→ Stated problem:
Find the string "this" in the entries and copy each line that has it.

→ Source data:

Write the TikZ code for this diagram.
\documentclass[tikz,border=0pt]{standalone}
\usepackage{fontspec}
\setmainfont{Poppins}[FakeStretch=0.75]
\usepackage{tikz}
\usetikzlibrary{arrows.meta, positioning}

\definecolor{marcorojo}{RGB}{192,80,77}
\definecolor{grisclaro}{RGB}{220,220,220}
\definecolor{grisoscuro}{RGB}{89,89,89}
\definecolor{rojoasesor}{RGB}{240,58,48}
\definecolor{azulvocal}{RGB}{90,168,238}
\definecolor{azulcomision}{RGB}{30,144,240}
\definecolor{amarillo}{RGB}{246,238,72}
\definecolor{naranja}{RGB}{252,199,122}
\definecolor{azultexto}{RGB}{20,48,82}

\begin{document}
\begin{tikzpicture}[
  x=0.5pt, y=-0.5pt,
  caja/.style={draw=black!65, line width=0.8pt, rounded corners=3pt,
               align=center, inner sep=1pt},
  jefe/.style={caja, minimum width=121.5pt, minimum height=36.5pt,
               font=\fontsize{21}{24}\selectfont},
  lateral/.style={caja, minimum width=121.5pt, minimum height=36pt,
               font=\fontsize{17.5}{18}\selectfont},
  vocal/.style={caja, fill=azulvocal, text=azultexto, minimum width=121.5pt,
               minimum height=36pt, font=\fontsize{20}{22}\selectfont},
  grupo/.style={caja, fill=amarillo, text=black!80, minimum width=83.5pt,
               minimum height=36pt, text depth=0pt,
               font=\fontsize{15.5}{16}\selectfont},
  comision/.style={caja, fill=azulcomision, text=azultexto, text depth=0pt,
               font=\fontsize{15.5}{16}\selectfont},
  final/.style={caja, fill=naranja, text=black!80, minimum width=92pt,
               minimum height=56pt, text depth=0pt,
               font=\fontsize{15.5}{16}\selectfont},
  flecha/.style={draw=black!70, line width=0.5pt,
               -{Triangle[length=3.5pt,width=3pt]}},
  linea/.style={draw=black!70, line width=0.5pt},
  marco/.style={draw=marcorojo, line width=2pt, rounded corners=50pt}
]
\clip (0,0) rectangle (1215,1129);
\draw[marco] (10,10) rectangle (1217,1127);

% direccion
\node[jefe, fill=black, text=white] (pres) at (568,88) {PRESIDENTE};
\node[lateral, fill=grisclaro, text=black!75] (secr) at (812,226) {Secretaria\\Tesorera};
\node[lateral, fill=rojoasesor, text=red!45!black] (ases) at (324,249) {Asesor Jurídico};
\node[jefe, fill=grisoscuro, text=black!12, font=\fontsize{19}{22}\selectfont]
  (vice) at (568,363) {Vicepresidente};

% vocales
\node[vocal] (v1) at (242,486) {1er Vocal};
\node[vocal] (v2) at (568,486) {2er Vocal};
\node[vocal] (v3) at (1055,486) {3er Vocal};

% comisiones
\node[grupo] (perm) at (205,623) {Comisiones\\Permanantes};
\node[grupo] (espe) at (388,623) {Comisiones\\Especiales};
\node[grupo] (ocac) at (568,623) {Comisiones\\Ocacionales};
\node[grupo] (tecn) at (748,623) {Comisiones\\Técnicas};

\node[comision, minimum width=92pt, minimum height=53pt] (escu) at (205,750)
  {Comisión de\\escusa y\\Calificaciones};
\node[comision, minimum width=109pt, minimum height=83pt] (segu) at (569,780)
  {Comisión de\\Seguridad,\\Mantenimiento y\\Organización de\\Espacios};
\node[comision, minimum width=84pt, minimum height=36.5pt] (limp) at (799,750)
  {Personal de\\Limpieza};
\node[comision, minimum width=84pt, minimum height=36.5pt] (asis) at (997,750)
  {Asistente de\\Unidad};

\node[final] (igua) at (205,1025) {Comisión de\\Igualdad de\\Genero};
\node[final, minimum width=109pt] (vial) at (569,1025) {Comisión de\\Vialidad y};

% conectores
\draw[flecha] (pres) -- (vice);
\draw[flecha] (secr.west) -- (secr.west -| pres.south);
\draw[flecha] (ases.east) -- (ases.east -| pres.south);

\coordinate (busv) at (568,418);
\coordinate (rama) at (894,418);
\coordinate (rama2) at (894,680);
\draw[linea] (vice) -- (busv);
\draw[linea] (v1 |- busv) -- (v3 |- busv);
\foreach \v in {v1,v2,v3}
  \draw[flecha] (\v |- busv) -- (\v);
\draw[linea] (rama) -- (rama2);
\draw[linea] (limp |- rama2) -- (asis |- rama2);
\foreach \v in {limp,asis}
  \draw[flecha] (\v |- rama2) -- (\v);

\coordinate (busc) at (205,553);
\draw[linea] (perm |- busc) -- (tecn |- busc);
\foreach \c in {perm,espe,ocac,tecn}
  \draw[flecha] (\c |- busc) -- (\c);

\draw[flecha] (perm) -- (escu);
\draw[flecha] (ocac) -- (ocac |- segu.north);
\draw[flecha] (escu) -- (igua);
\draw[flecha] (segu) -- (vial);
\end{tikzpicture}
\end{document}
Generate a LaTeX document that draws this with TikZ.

→ Reply:
Write the TikZ code for this diagram.
Generate a LaTeX document that draws this with TikZ.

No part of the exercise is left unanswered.